[start]
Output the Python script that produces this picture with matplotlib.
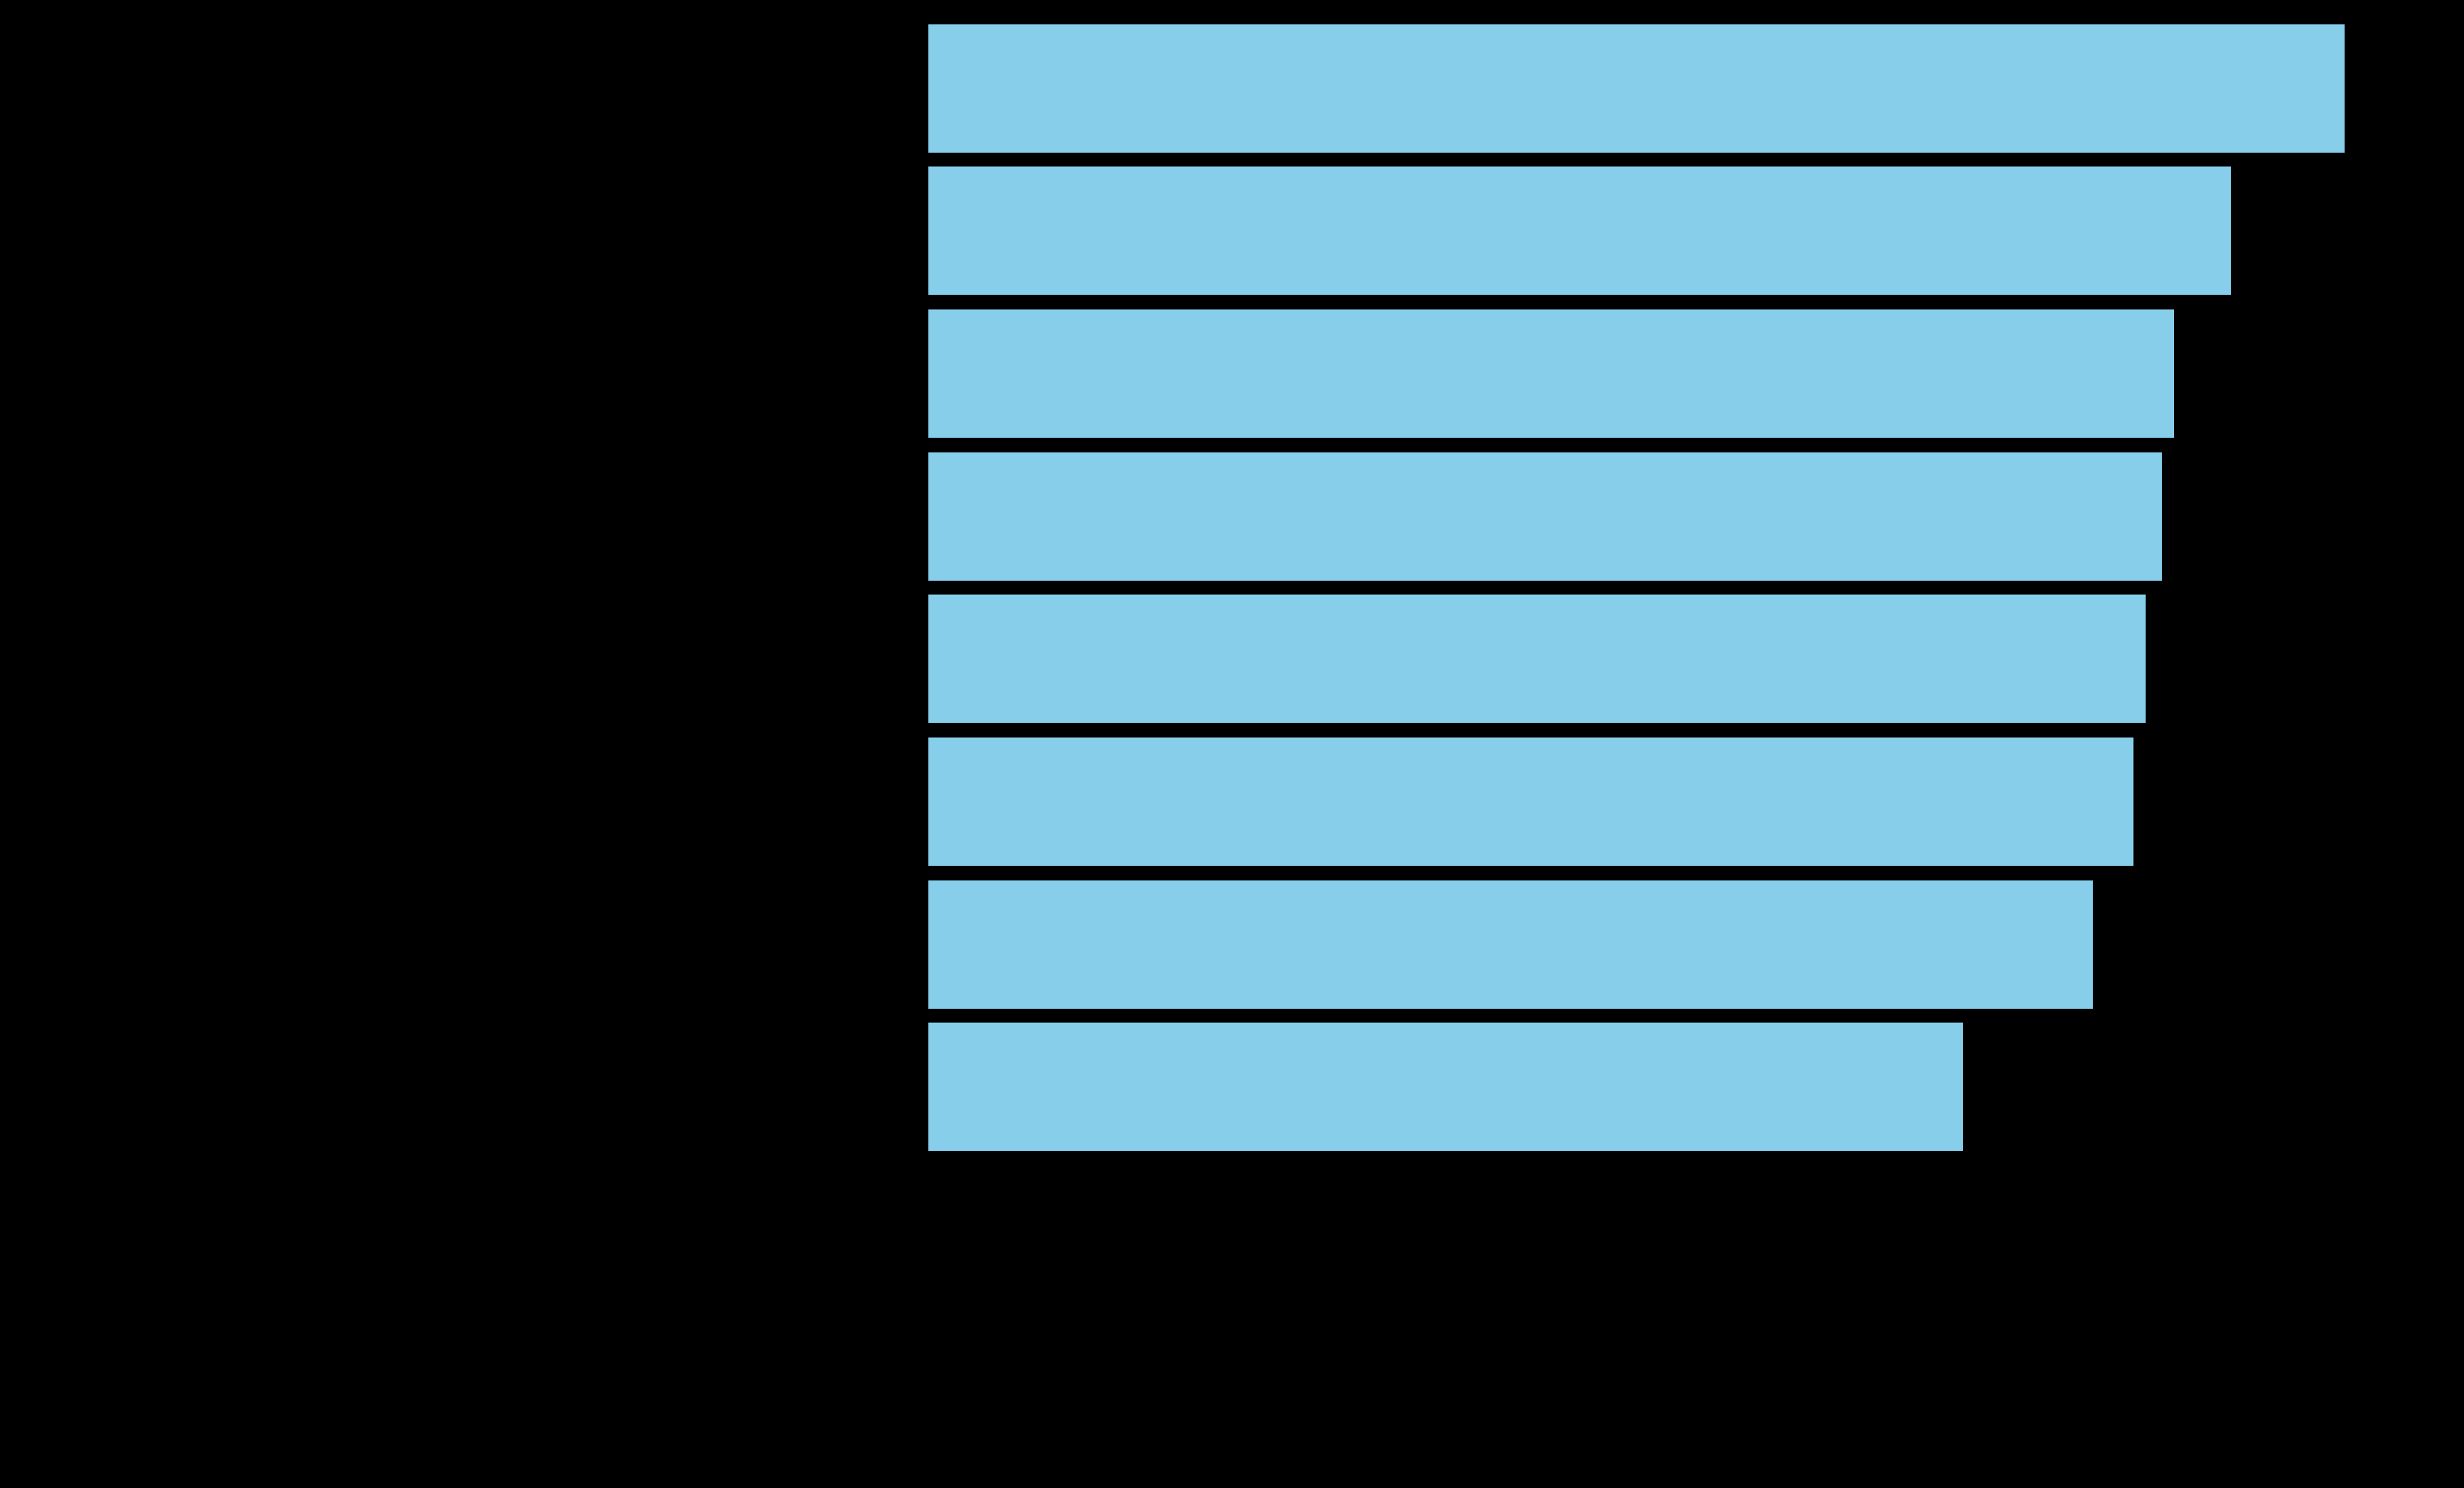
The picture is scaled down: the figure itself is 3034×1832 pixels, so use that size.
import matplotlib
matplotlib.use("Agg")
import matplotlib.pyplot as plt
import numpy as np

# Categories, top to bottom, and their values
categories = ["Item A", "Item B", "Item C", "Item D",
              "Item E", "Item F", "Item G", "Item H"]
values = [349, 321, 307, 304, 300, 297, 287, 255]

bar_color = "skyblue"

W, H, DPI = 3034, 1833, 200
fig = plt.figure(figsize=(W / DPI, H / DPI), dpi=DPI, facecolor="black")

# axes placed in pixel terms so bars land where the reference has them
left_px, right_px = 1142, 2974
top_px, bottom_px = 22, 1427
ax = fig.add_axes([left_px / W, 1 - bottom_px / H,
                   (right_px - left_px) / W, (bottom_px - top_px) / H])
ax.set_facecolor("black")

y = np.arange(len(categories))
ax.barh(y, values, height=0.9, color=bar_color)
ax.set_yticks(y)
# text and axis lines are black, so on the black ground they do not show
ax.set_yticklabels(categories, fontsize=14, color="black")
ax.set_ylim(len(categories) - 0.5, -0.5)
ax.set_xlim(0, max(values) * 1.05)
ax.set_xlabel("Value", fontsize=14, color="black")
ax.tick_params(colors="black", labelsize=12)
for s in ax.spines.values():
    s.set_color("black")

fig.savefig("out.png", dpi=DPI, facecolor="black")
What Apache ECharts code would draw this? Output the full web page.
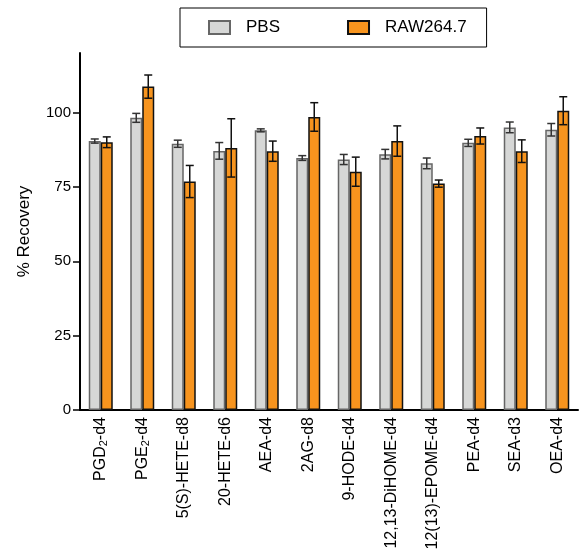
[end]
▸ Instruction
Reproduce all entries without any change, and omit the pictures.

▸ Expected answer
Output the Python script that produces this picture with matplotlib.
The picture is scaled down: the figure itself is 3034×1832 pixels, so use that size.
import matplotlib
matplotlib.use("Agg")
import matplotlib.pyplot as plt
import numpy as np

# Categories, top to bottom, and their values
categories = ["Item A", "Item B", "Item C", "Item D",
              "Item E", "Item F", "Item G", "Item H"]
values = [349, 321, 307, 304, 300, 297, 287, 255]

bar_color = "skyblue"

W, H, DPI = 3034, 1833, 200
fig = plt.figure(figsize=(W / DPI, H / DPI), dpi=DPI, facecolor="black")

# axes placed in pixel terms so bars land where the reference has them
left_px, right_px = 1142, 2974
top_px, bottom_px = 22, 1427
ax = fig.add_axes([left_px / W, 1 - bottom_px / H,
                   (right_px - left_px) / W, (bottom_px - top_px) / H])
ax.set_facecolor("black")

y = np.arange(len(categories))
ax.barh(y, values, height=0.9, color=bar_color)
ax.set_yticks(y)
# text and axis lines are black, so on the black ground they do not show
ax.set_yticklabels(categories, fontsize=14, color="black")
ax.set_ylim(len(categories) - 0.5, -0.5)
ax.set_xlim(0, max(values) * 1.05)
ax.set_xlabel("Value", fontsize=14, color="black")
ax.tick_params(colors="black", labelsize=12)
for s in ax.spines.values():
    s.set_color("black")

fig.savefig("out.png", dpi=DPI, facecolor="black")
What Apache ECharts code would draw this? Output the full web page.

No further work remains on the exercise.